- **Task to carry out**
Write out, precisely and in full, each line of the material.

::: Material for this exercise

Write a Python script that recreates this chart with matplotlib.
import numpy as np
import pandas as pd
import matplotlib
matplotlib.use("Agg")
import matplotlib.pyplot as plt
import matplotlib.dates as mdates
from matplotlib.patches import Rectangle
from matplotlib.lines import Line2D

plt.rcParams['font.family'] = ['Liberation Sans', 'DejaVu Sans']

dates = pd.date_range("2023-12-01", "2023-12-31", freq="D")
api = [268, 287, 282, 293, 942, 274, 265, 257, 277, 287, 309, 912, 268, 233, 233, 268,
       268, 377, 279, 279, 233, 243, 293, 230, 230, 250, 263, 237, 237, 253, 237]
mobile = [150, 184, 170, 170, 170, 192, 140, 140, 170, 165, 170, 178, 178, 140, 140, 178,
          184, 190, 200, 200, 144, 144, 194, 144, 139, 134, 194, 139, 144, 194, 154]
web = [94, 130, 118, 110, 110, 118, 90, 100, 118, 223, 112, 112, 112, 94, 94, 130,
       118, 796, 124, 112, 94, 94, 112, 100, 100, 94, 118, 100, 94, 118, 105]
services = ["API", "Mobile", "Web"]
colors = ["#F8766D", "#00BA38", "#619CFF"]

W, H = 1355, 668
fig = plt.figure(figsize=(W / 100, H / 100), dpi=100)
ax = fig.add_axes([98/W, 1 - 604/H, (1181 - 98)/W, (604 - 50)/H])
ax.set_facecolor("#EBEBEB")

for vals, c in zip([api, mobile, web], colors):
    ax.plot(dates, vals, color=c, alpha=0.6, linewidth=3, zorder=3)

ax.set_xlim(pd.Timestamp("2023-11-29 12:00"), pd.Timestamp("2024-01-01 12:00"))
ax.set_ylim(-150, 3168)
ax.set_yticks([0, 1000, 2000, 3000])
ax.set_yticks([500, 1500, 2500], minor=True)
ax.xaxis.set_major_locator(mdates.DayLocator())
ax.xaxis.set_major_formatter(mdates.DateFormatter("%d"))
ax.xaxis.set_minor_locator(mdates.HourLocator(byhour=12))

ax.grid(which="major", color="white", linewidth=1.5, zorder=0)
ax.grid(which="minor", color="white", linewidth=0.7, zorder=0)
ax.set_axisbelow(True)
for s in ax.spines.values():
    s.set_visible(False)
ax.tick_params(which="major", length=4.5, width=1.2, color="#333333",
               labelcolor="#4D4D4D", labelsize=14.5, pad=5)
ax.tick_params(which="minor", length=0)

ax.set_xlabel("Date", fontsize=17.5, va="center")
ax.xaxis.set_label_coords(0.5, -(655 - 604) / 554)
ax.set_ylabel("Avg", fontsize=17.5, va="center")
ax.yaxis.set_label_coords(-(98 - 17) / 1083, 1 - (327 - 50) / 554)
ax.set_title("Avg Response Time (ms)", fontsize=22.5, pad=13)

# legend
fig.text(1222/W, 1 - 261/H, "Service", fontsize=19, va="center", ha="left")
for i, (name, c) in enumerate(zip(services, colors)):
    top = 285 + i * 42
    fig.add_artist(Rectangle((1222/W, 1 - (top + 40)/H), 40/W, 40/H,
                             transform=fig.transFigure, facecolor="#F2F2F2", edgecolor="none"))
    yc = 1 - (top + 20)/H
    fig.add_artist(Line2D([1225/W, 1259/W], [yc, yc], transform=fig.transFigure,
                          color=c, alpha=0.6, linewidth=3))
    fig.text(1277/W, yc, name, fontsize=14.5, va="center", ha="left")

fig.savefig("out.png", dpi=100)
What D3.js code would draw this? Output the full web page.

::::::

- **Written solution**
Write a Python script that recreates this chart with matplotlib.
import numpy as np
import pandas as pd
import matplotlib
matplotlib.use("Agg")
import matplotlib.pyplot as plt
import matplotlib.dates as mdates
from matplotlib.patches import Rectangle
from matplotlib.lines import Line2D

plt.rcParams['font.family'] = ['Liberation Sans', 'DejaVu Sans']

dates = pd.date_range("2023-12-01", "2023-12-31", freq="D")
api = [268, 287, 282, 293, 942, 274, 265, 257, 277, 287, 309, 912, 268, 233, 233, 268,
       268, 377, 279, 279, 233, 243, 293, 230, 230, 250, 263, 237, 237, 253, 237]
mobile = [150, 184, 170, 170, 170, 192, 140, 140, 170, 165, 170, 178, 178, 140, 140, 178,
          184, 190, 200, 200, 144, 144, 194, 144, 139, 134, 194, 139, 144, 194, 154]
web = [94, 130, 118, 110, 110, 118, 90, 100, 118, 223, 112, 112, 112, 94, 94, 130,
       118, 796, 124, 112, 94, 94, 112, 100, 100, 94, 118, 100, 94, 118, 105]
services = ["API", "Mobile", "Web"]
colors = ["#F8766D", "#00BA38", "#619CFF"]

W, H = 1355, 668
fig = plt.figure(figsize=(W / 100, H / 100), dpi=100)
ax = fig.add_axes([98/W, 1 - 604/H, (1181 - 98)/W, (604 - 50)/H])
ax.set_facecolor("#EBEBEB")

for vals, c in zip([api, mobile, web], colors):
    ax.plot(dates, vals, color=c, alpha=0.6, linewidth=3, zorder=3)

ax.set_xlim(pd.Timestamp("2023-11-29 12:00"), pd.Timestamp("2024-01-01 12:00"))
ax.set_ylim(-150, 3168)
ax.set_yticks([0, 1000, 2000, 3000])
ax.set_yticks([500, 1500, 2500], minor=True)
ax.xaxis.set_major_locator(mdates.DayLocator())
ax.xaxis.set_major_formatter(mdates.DateFormatter("%d"))
ax.xaxis.set_minor_locator(mdates.HourLocator(byhour=12))

ax.grid(which="major", color="white", linewidth=1.5, zorder=0)
ax.grid(which="minor", color="white", linewidth=0.7, zorder=0)
ax.set_axisbelow(True)
for s in ax.spines.values():
    s.set_visible(False)
ax.tick_params(which="major", length=4.5, width=1.2, color="#333333",
               labelcolor="#4D4D4D", labelsize=14.5, pad=5)
ax.tick_params(which="minor", length=0)

ax.set_xlabel("Date", fontsize=17.5, va="center")
ax.xaxis.set_label_coords(0.5, -(655 - 604) / 554)
ax.set_ylabel("Avg", fontsize=17.5, va="center")
ax.yaxis.set_label_coords(-(98 - 17) / 1083, 1 - (327 - 50) / 554)
ax.set_title("Avg Response Time (ms)", fontsize=22.5, pad=13)

# legend
fig.text(1222/W, 1 - 261/H, "Service", fontsize=19, va="center", ha="left")
for i, (name, c) in enumerate(zip(services, colors)):
    top = 285 + i * 42
    fig.add_artist(Rectangle((1222/W, 1 - (top + 40)/H), 40/W, 40/H,
                             transform=fig.transFigure, facecolor="#F2F2F2", edgecolor="none"))
    yc = 1 - (top + 20)/H
    fig.add_artist(Line2D([1225/W, 1259/W], [yc, yc], transform=fig.transFigure,
                          color=c, alpha=0.6, linewidth=3))
    fig.text(1277/W, yc, name, fontsize=14.5, va="center", ha="left")

fig.savefig("out.png", dpi=100)
What D3.js code would draw this? Output the full web page.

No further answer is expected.